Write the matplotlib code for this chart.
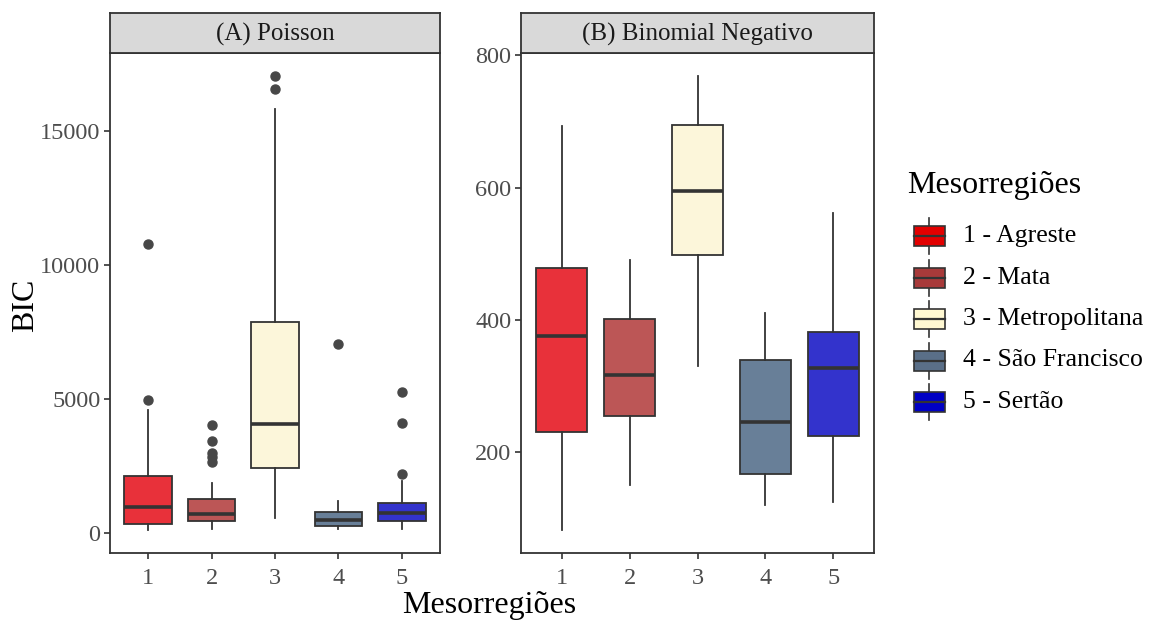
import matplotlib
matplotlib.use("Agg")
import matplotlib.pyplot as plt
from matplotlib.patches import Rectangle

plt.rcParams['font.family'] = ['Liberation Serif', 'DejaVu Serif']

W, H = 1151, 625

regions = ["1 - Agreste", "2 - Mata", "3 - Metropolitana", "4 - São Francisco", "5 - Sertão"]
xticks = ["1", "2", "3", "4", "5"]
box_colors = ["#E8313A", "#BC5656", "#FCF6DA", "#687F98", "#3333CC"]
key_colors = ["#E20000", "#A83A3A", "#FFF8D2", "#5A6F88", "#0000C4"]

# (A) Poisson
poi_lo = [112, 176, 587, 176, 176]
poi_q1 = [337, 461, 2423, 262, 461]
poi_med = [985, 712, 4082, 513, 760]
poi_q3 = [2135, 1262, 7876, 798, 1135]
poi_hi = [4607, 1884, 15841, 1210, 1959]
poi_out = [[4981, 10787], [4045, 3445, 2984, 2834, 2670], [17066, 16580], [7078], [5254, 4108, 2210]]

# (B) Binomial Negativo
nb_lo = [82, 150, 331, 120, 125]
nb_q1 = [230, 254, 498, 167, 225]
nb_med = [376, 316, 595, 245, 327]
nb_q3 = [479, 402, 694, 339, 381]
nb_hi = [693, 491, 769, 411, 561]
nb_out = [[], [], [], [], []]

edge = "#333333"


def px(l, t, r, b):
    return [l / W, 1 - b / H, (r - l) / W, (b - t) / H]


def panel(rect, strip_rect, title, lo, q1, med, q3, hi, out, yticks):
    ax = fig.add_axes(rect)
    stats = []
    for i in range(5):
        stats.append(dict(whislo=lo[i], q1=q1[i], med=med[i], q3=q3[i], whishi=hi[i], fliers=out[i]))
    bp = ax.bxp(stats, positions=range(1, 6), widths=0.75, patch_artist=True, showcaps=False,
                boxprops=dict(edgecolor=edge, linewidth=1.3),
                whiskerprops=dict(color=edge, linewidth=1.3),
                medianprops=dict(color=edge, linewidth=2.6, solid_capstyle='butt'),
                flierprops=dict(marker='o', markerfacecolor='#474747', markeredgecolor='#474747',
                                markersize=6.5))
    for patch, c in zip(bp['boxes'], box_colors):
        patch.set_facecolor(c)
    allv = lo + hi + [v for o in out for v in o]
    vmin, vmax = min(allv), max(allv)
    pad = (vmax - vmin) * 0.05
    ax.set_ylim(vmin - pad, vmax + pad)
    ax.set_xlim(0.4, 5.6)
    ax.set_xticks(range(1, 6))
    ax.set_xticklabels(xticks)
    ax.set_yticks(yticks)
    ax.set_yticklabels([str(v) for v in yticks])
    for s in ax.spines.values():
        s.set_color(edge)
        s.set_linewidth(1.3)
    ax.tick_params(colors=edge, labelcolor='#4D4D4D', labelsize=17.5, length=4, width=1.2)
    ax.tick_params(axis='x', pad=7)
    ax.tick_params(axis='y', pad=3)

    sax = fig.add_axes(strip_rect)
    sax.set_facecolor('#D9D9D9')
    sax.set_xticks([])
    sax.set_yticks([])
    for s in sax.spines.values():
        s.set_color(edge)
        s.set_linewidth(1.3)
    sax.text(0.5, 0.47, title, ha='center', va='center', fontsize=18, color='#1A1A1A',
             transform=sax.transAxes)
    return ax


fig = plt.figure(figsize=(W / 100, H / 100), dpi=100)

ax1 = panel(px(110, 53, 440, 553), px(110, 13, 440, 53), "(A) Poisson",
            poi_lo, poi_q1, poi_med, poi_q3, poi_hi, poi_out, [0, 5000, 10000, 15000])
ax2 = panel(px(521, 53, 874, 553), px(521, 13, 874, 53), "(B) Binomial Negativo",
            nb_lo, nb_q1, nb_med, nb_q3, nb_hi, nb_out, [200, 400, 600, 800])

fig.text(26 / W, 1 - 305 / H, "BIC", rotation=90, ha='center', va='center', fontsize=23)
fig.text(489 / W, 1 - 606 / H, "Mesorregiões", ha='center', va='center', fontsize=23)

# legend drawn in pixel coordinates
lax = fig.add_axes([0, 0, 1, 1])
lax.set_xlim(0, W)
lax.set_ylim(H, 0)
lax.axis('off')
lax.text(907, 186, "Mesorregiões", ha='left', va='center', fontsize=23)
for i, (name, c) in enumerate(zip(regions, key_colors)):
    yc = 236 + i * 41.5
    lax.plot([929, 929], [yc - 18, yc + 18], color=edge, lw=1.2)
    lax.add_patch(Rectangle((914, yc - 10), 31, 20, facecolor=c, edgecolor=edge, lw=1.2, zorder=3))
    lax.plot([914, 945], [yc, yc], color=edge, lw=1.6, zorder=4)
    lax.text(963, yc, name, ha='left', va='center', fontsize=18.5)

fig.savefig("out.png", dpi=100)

•••••

Given request: Transcribe exactly, with no pictures, the lines running from the first line of the material through the line holding "return [l /".

Exercise answer:
Write the matplotlib code for this chart.
import matplotlib
matplotlib.use("Agg")
import matplotlib.pyplot as plt
from matplotlib.patches import Rectangle

plt.rcParams['font.family'] = ['Liberation Serif', 'DejaVu Serif']

W, H = 1151, 625

regions = ["1 - Agreste", "2 - Mata", "3 - Metropolitana", "4 - São Francisco", "5 - Sertão"]
xticks = ["1", "2", "3", "4", "5"]
box_colors = ["#E8313A", "#BC5656", "#FCF6DA", "#687F98", "#3333CC"]
key_colors = ["#E20000", "#A83A3A", "#FFF8D2", "#5A6F88", "#0000C4"]

# (A) Poisson
poi_lo = [112, 176, 587, 176, 176]
poi_q1 = [337, 461, 2423, 262, 461]
poi_med = [985, 712, 4082, 513, 760]
poi_q3 = [2135, 1262, 7876, 798, 1135]
poi_hi = [4607, 1884, 15841, 1210, 1959]
poi_out = [[4981, 10787], [4045, 3445, 2984, 2834, 2670], [17066, 16580], [7078], [5254, 4108, 2210]]

# (B) Binomial Negativo
nb_lo = [82, 150, 331, 120, 125]
nb_q1 = [230, 254, 498, 167, 225]
nb_med = [376, 316, 595, 245, 327]
nb_q3 = [479, 402, 694, 339, 381]
nb_hi = [693, 491, 769, 411, 561]
nb_out = [[], [], [], [], []]

edge = "#333333"


def px(l, t, r, b):
    return [l / W, 1 - b / H, (r - l) / W, (b - t) / H]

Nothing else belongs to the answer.